こころの法話集092
お話092
かけがえのない自分
福井市田原二丁目・法円寺住職 細江乗爾
「私って?」
よく耳にする言葉に、「自分自身を大切になさい」というのがあります。テレビのドラマなどにでもよくお耳にかかります。大変気持ちよく、決まった感じの言葉ですが、どうでしょうか。何か、こう、自分も一回言ってみたいような気もいたします。
ところが、この言葉を今少し、真剣に考えてみると、簡単ではなさそうなんですね。一応はいいなあと、感心させられる言葉かもしれませんが、果たしてその言葉を気持ちよく言っている本人も、「一体どんな風に自分を大切にすればいいのか」ということが分からずに、ただうつろに言葉を言っているのではないでしょうか。

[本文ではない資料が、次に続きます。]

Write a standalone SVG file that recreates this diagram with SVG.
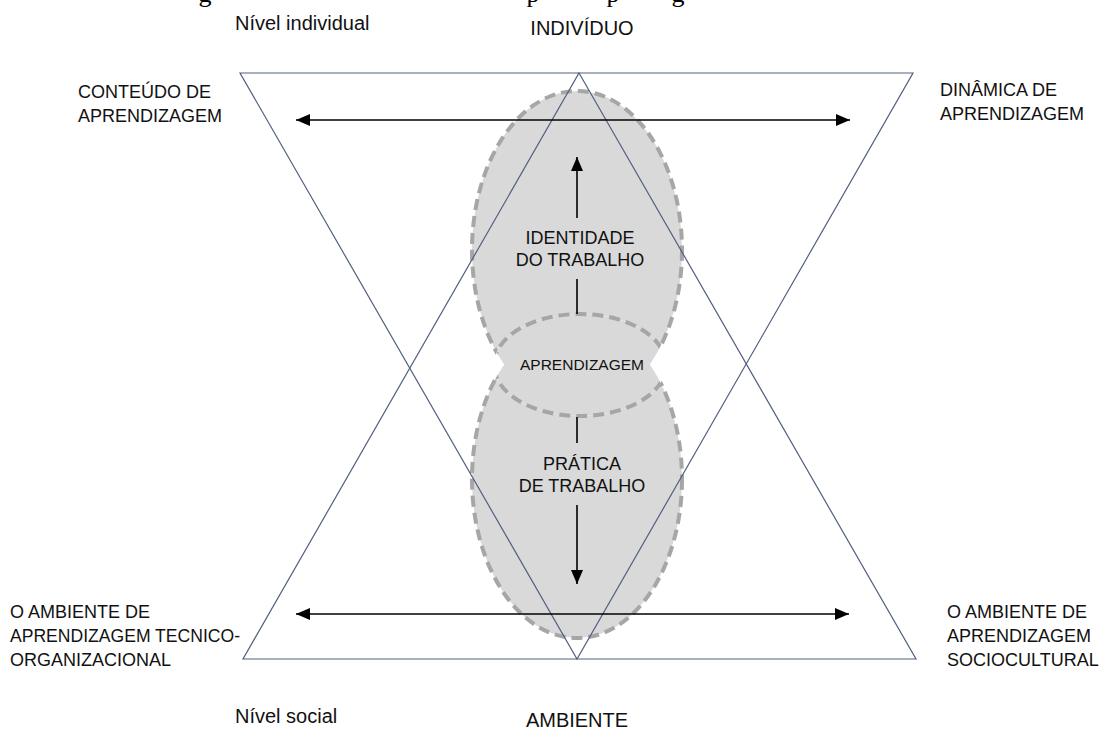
<svg xmlns="http://www.w3.org/2000/svg" width="1103" height="729" viewBox="0 0 1103 729">
  <style>
    .lbl { font-family: "Liberation Sans", Arial, sans-serif; fill: #111; }
    .ser { font-family: "Liberation Serif", "Times New Roman", serif; font-size: 26px; fill: #000; text-anchor: middle; }
    .tri { fill: none; stroke: #52607f; stroke-width: 1.2; }
    .blob { fill: #d9d9d9; stroke: #a6a6a6; stroke-width: 4; stroke-dasharray: 11 6; }
    .arr { stroke: #000; stroke-width: 1.6; fill: none; }
    .mid { text-anchor: middle; }
  </style>
  <defs>
    <marker id="ah" viewBox="0 0 14 12" refX="14" refY="6" markerWidth="14" markerHeight="12" markerUnits="userSpaceOnUse" orient="auto-start-reverse">
      <path d="M0,0 L14,6 L0,12 z" fill="#000"/>
    </marker>
    <clipPath id="blobs">
      <ellipse cx="577" cy="250" rx="105" ry="159"/>
      <ellipse cx="577" cy="479" rx="105" ry="159"/>
    </clipPath>
  </defs>
  <rect width="1103" height="729" fill="#fff"/>

  <g id="caption-fragment">
    <text class="ser" x="205" y="2">g</text>
    <text class="ser" x="533" y="2">p</text>
    <text class="ser" x="613" y="2">p</text>
    <text class="ser" x="678" y="2">g</text>
  </g>

  <g id="learning-shape">
    <ellipse class="blob" cx="577" cy="250" rx="105" ry="159"/>
    <ellipse class="blob" cx="577" cy="479" rx="105" ry="159"/>
    <ellipse cx="580" cy="365" rx="86" ry="51" fill="#fff"/>
    <ellipse class="blob" cx="580" cy="365" rx="86" ry="51" fill="none" clip-path="url(#blobs)"/>
  </g>

  <g id="triangles">
    <polygon class="tri" points="240,73 913,73 577,659"/>
    <polygon class="tri" points="579,73 916,659 243,659"/>
  </g>

  <g id="connectors">
    <line class="arr" x1="296" y1="120" x2="850" y2="120" marker-start="url(#ah)" marker-end="url(#ah)"/>
    <line class="arr" x1="296" y1="614" x2="849" y2="614" marker-start="url(#ah)" marker-end="url(#ah)"/>
    <line class="arr" x1="577" y1="218" x2="577" y2="157" marker-end="url(#ah)"/>
    <line class="arr" x1="577" y1="279" x2="577" y2="314"/>
    <line class="arr" x1="577" y1="417" x2="577" y2="443"/>
    <line class="arr" x1="577" y1="505" x2="577" y2="584" marker-end="url(#ah)"/>
  </g>

  <g id="nivel-individual"><text class="lbl" x="235" y="30" font-size="20">Nível individual</text></g>
  <g id="individuo"><text class="lbl mid" x="582" y="35" font-size="20">INDIVÍDUO</text></g>
  <g id="conteudo">
    <text class="lbl" x="78" y="98" font-size="18">CONTEÚDO DE</text>
    <text class="lbl" x="78" y="122" font-size="18">APRENDIZAGEM</text>
  </g>
  <g id="dinamica">
    <text class="lbl" x="940" y="96" font-size="18">DINÂMICA DE</text>
    <text class="lbl" x="940" y="120" font-size="18">APRENDIZAGEM</text>
  </g>
  <g id="identidade">
    <text class="lbl mid" x="580" y="244" font-size="18">IDENTIDADE</text>
    <text class="lbl mid" x="580" y="266" font-size="18">DO TRABALHO</text>
  </g>
  <g id="aprendizagem"><text class="lbl mid" x="582" y="370" font-size="15.5">APRENDIZAGEM</text></g>
  <g id="pratica">
    <text class="lbl mid" x="582" y="470" font-size="18">PRÁTICA</text>
    <text class="lbl mid" x="582" y="492" font-size="18">DE TRABALHO</text>
  </g>
  <g id="ambiente-tecnico">
    <text class="lbl" x="10" y="618" font-size="18">O AMBIENTE DE</text>
    <text class="lbl" x="10" y="642" font-size="18" textLength="230" lengthAdjust="spacingAndGlyphs">APRENDIZAGEM TECNICO-</text>
    <text class="lbl" x="10" y="666" font-size="18">ORGANIZACIONAL</text>
  </g>
  <g id="ambiente-socio">
    <text class="lbl" x="947" y="618" font-size="18">O AMBIENTE DE</text>
    <text class="lbl" x="947" y="642" font-size="18">APRENDIZAGEM</text>
    <text class="lbl" x="947" y="666" font-size="18">SOCIOCULTURAL</text>
  </g>
  <g id="nivel-social"><text class="lbl" x="235" y="723" font-size="20">Nível social</text></g>
  <g id="ambiente"><text class="lbl mid" x="577" y="727" font-size="20">AMBIENTE</text></g>
</svg>
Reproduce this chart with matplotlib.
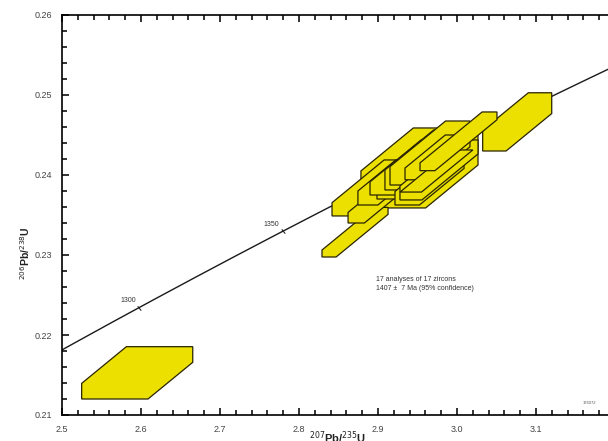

「自分自身を大事になさい」。簡単な言葉ですが、どうでしょう。自分自身ということは、体と心、この二つとも自分自身ということでしょうから、「自分を大切になさい」ということは、まず、体の方では、けがをしないとか、病気をしないように大切にするという意味と、今度は心を大切にするということも含まれるものでしょう。
そうしたものをいっさいがっさい含めた主人公である自分の全体、言い換えれば、命全体といった方がいいかもしれません。こうして考えると、「自分自身を大切にしなさい」という言葉は、他人に言う時も、自分に言う時も、深く味わいたい言葉です。
世界三十七億の人間の中で、自分以外にもう一人の同じ自分は見いだすことが出来ないのです。天にも地にも、たった一人のかけがえのない貴重な自分自身と気付くべきでしょう。釈尊は「天上天下唯我独尊」と言われましたが、我独りなるがゆえに尊いと読ませていただいてもいいのではないでしょうか。